The JWST will be taking the place of NASA and the European Space Agency’s Hubble Space Telescope when it retires in 2021. NASA revealed that the new space telescope has successfully completed its environmental testing. This means that the JWST can endure the noises, shakes, and other movements associated with the rocket’s launch into orbit. NASA has also done the testing in partnership with international affiliates to match the JWST’s testing environment to what it will actually experience when it launches and when it makes it into space.
The testing of the telescope was done in two separate facilities, according to NASA. This also represents the last two of a long line of environmental tests done on the instrument before it is brought to French Guiana where it will be launched into space.
“The successful completion of our observatory environmental tests represent a monumental milestone in the march to launch,” said Webb project manager Bill Ochs of NASA’s Goddard Space Flight Center. “Environmental testing demonstrates Webb’s ability to survive the rocket ride to space, which is the most violent portion of its trip to orbit approximately a million miles from Earth. The multinational group of individuals and dedicated group of folks who are typical of the entire Webb team.”

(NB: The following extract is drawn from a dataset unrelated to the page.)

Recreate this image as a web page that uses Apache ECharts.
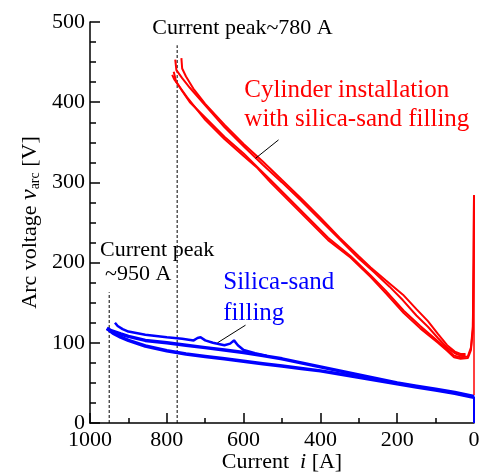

In other related news, aside from exploring planets and asteroids in the cosmos, scientists and agencies alike have a renewed interest in finding life ever since phosphine was found in Venus several weeks back. Phosphine is a gas commonly associated with life outside Earth, and while it is costly to head to Venus, a new study reveals that scientists may not need to look all the way to the neighboring planet to find proof of life.
A study by astronomers from Yale University found that Venusian land samples may be found on the Moon. This was because billions of years ago, planets were subject to asteroid collisions, which would mean some debris from these planets has transferred onto other cosmic objects. This would suggest that evidence of life on Venus may also be found on the lunar surface.